— Start —

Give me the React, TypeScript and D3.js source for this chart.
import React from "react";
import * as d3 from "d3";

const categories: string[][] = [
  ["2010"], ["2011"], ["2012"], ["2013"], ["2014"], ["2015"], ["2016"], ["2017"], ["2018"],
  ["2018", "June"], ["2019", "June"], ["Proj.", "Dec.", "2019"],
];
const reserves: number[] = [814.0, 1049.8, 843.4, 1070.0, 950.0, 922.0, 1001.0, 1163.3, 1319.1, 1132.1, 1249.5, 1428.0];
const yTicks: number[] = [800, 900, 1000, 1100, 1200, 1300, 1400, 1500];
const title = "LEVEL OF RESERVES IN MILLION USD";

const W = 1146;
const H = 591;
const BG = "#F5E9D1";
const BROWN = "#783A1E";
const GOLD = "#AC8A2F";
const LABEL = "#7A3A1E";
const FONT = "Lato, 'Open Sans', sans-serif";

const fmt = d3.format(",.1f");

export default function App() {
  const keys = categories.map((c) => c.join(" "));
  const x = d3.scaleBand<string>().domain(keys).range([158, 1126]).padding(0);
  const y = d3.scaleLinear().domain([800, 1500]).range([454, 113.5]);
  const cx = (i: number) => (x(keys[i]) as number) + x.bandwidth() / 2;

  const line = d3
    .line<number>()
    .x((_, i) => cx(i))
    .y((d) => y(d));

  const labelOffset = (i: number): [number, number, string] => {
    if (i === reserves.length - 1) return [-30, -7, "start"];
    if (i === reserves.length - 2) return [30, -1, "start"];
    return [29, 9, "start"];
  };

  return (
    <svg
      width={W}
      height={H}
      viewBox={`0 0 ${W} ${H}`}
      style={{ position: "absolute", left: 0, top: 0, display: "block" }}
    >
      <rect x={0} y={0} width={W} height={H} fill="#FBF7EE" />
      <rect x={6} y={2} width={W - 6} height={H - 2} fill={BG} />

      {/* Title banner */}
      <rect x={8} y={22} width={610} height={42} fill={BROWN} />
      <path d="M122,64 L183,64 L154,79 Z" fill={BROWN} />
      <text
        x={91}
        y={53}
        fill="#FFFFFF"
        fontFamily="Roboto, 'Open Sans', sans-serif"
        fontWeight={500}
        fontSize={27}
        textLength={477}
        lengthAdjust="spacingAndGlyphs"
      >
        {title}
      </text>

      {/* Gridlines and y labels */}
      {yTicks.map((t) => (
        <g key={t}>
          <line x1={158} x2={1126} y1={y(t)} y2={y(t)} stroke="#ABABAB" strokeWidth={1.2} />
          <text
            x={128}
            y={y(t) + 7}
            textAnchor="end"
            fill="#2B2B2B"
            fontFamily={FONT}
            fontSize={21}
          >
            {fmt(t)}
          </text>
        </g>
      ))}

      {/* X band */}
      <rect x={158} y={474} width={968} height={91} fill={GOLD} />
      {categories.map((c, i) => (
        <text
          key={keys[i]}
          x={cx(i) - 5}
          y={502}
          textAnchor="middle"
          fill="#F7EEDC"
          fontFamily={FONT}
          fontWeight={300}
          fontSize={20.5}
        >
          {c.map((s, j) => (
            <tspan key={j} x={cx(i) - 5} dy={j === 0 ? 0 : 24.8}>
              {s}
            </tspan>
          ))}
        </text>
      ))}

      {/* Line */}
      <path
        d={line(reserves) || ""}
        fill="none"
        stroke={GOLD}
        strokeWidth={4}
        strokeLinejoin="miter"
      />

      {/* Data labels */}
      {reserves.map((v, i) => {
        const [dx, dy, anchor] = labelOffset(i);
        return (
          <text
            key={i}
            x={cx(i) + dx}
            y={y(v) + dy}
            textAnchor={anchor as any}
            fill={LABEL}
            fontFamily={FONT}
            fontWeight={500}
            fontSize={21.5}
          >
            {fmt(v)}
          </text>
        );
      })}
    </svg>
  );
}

— End —
— Start —

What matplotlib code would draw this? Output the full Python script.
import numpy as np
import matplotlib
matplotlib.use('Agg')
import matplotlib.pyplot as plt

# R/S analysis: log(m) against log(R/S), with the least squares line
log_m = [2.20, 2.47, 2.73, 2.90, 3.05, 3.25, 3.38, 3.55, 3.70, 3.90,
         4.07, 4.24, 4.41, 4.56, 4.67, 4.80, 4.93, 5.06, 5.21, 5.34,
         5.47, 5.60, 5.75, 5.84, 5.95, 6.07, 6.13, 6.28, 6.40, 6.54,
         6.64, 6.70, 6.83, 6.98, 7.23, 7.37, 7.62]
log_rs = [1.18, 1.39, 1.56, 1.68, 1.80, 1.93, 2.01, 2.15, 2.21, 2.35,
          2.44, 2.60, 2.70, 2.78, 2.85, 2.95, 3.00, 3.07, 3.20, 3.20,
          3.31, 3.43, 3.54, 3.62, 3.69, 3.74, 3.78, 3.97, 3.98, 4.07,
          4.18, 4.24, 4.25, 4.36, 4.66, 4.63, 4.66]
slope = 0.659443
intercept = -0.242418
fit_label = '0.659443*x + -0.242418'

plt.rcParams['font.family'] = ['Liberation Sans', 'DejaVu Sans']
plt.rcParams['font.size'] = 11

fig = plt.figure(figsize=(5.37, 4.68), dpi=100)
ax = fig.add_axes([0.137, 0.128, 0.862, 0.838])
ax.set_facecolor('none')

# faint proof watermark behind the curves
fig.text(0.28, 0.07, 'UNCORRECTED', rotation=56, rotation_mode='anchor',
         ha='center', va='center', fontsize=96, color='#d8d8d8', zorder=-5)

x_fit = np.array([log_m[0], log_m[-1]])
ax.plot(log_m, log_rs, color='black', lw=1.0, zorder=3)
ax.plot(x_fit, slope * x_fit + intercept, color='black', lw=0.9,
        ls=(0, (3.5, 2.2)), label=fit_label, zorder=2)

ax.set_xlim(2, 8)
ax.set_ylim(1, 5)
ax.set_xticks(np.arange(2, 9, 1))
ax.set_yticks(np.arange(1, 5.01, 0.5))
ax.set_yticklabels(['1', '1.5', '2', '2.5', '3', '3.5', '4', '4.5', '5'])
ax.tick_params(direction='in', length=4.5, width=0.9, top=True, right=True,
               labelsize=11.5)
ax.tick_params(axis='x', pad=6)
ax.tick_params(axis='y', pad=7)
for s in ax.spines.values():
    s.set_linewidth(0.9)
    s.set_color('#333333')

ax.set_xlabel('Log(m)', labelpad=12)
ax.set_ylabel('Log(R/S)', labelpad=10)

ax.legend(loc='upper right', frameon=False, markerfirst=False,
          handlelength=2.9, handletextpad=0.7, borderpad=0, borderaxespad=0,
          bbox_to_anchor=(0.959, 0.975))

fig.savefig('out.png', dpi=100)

— End —

**INSTRUCTIONS FOR THE TASK:** Print the lines from the line containing "Give me the" to the line containing "const cx = (i: number)", both ends included, exactly and with nothing added.

**EXERCISE OUTPUT:**
Give me the React, TypeScript and D3.js source for this chart.
import React from "react";
import * as d3 from "d3";

const categories: string[][] = [
  ["2010"], ["2011"], ["2012"], ["2013"], ["2014"], ["2015"], ["2016"], ["2017"], ["2018"],
  ["2018", "June"], ["2019", "June"], ["Proj.", "Dec.", "2019"],
];
const reserves: number[] = [814.0, 1049.8, 843.4, 1070.0, 950.0, 922.0, 1001.0, 1163.3, 1319.1, 1132.1, 1249.5, 1428.0];
const yTicks: number[] = [800, 900, 1000, 1100, 1200, 1300, 1400, 1500];
const title = "LEVEL OF RESERVES IN MILLION USD";

const W = 1146;
const H = 591;
const BG = "#F5E9D1";
const BROWN = "#783A1E";
const GOLD = "#AC8A2F";
const LABEL = "#7A3A1E";
const FONT = "Lato, 'Open Sans', sans-serif";

const fmt = d3.format(",.1f");

export default function App() {
  const keys = categories.map((c) => c.join(" "));
  const x = d3.scaleBand<string>().domain(keys).range([158, 1126]).padding(0);
  const y = d3.scaleLinear().domain([800, 1500]).range([454, 113.5]);
  const cx = (i: number) => (x(keys[i]) as number) + x.bandwidth() / 2;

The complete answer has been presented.